Exercise goal :: Extract only the first line of the listing and every line after it up to and including the one with "ideal_y = [0.0, 1.0]". Omit the pictures.
═══
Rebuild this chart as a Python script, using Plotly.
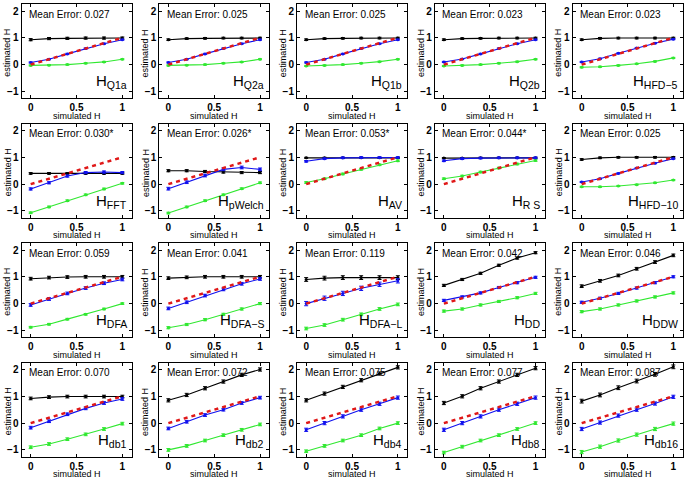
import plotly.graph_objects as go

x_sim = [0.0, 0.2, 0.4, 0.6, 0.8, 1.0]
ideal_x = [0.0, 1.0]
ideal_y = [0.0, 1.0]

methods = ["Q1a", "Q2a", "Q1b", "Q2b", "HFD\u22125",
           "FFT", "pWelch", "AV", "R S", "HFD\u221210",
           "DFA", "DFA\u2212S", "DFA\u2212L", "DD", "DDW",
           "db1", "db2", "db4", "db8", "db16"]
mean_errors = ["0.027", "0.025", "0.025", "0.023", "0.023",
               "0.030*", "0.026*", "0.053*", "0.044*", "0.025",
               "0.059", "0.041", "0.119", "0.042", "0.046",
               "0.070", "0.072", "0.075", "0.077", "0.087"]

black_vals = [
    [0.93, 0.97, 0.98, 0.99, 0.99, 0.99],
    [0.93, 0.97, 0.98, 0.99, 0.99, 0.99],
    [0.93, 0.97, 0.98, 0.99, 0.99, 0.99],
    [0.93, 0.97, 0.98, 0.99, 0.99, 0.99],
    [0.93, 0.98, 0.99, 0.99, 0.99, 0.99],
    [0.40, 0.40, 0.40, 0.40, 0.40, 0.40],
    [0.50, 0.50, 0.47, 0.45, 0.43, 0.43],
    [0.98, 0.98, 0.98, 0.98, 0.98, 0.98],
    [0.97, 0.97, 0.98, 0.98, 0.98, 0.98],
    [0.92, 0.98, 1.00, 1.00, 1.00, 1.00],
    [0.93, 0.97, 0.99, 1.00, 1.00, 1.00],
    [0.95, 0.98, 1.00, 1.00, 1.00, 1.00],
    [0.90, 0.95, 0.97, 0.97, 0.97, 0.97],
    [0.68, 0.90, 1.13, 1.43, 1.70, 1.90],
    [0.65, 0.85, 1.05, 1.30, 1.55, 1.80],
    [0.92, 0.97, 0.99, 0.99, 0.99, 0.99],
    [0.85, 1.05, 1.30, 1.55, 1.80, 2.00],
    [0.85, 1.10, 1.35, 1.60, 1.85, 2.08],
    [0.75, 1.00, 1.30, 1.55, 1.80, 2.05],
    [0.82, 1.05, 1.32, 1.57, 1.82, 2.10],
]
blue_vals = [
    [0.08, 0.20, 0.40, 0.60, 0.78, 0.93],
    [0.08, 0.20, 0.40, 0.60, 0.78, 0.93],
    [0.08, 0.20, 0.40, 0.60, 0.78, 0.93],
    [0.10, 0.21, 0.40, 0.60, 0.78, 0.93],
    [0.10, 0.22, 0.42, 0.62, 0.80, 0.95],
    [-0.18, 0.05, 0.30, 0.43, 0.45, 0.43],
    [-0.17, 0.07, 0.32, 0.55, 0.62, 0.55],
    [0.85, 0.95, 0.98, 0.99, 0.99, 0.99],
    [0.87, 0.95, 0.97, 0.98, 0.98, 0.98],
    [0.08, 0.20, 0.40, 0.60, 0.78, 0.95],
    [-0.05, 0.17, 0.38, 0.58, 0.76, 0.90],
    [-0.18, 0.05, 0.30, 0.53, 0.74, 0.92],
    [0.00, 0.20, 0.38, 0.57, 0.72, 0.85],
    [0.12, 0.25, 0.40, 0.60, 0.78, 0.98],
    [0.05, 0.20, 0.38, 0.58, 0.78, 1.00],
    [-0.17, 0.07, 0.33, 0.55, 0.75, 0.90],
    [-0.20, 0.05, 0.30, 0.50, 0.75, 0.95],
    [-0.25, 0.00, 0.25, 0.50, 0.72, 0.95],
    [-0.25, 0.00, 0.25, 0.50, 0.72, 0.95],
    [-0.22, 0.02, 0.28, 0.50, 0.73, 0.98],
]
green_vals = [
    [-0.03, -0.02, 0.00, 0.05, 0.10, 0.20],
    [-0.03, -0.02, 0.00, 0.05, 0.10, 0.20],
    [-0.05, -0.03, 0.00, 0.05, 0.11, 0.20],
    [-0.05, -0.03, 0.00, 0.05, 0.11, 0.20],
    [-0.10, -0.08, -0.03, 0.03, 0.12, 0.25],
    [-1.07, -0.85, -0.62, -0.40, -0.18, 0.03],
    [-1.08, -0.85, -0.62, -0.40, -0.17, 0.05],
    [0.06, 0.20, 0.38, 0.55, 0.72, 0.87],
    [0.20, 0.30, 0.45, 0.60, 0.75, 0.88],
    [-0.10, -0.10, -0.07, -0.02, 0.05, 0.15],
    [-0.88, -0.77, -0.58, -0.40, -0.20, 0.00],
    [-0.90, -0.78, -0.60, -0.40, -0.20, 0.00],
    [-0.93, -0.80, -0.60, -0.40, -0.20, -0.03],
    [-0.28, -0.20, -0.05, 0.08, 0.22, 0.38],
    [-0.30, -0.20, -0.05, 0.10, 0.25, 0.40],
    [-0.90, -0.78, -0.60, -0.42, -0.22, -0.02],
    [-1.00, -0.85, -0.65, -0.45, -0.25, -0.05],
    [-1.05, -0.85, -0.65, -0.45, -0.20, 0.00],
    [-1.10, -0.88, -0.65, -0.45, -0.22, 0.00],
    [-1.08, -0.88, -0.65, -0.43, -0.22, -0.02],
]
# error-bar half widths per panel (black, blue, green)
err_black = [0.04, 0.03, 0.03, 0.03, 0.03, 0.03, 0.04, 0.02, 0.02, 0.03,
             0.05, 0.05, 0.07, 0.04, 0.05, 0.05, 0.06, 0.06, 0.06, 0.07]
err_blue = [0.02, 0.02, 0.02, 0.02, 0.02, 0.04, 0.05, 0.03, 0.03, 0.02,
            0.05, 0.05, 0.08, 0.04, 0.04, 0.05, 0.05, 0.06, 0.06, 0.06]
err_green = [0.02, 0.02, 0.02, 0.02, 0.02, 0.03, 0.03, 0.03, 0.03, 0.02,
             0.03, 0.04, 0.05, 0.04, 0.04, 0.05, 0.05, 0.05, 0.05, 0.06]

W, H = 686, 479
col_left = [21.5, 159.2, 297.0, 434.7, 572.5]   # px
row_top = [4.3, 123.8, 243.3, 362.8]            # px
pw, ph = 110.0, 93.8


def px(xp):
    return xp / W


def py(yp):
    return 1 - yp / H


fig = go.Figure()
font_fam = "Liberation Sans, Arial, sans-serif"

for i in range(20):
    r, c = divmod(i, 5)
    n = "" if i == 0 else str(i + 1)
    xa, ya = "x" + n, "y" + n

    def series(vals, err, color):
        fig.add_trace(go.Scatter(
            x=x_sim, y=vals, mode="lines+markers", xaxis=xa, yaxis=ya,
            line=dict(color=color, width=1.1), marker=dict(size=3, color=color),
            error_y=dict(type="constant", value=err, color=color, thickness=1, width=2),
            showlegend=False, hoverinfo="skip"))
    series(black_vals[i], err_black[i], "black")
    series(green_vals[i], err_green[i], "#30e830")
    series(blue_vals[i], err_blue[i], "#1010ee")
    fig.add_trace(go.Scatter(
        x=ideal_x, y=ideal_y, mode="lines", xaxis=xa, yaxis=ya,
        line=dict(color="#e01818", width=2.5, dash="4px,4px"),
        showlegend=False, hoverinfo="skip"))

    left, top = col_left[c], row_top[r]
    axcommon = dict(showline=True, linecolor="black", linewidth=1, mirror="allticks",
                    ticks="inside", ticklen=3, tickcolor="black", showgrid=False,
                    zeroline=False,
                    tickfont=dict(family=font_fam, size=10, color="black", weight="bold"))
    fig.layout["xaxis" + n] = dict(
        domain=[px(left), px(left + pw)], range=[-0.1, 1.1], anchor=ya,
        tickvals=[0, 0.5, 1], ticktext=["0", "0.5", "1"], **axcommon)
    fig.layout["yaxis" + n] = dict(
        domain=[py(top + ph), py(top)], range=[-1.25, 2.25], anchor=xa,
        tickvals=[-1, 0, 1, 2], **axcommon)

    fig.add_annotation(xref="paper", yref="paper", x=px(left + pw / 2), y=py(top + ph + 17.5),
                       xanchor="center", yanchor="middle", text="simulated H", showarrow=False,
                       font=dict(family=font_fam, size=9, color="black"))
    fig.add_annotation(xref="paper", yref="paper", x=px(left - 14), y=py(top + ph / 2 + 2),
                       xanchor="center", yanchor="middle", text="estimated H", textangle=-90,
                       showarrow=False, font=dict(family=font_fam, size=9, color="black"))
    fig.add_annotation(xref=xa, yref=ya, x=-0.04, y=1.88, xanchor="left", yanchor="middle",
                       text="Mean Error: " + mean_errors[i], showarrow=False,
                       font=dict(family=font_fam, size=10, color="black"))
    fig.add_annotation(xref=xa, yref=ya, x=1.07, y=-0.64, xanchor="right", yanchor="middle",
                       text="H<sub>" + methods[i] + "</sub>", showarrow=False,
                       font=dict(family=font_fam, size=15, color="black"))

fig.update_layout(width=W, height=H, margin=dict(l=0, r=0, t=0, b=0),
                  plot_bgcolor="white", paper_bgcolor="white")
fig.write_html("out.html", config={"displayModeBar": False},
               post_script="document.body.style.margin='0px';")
═══
Problem solution ::
Rebuild this chart as a Python script, using Plotly.
import plotly.graph_objects as go

x_sim = [0.0, 0.2, 0.4, 0.6, 0.8, 1.0]
ideal_x = [0.0, 1.0]
ideal_y = [0.0, 1.0]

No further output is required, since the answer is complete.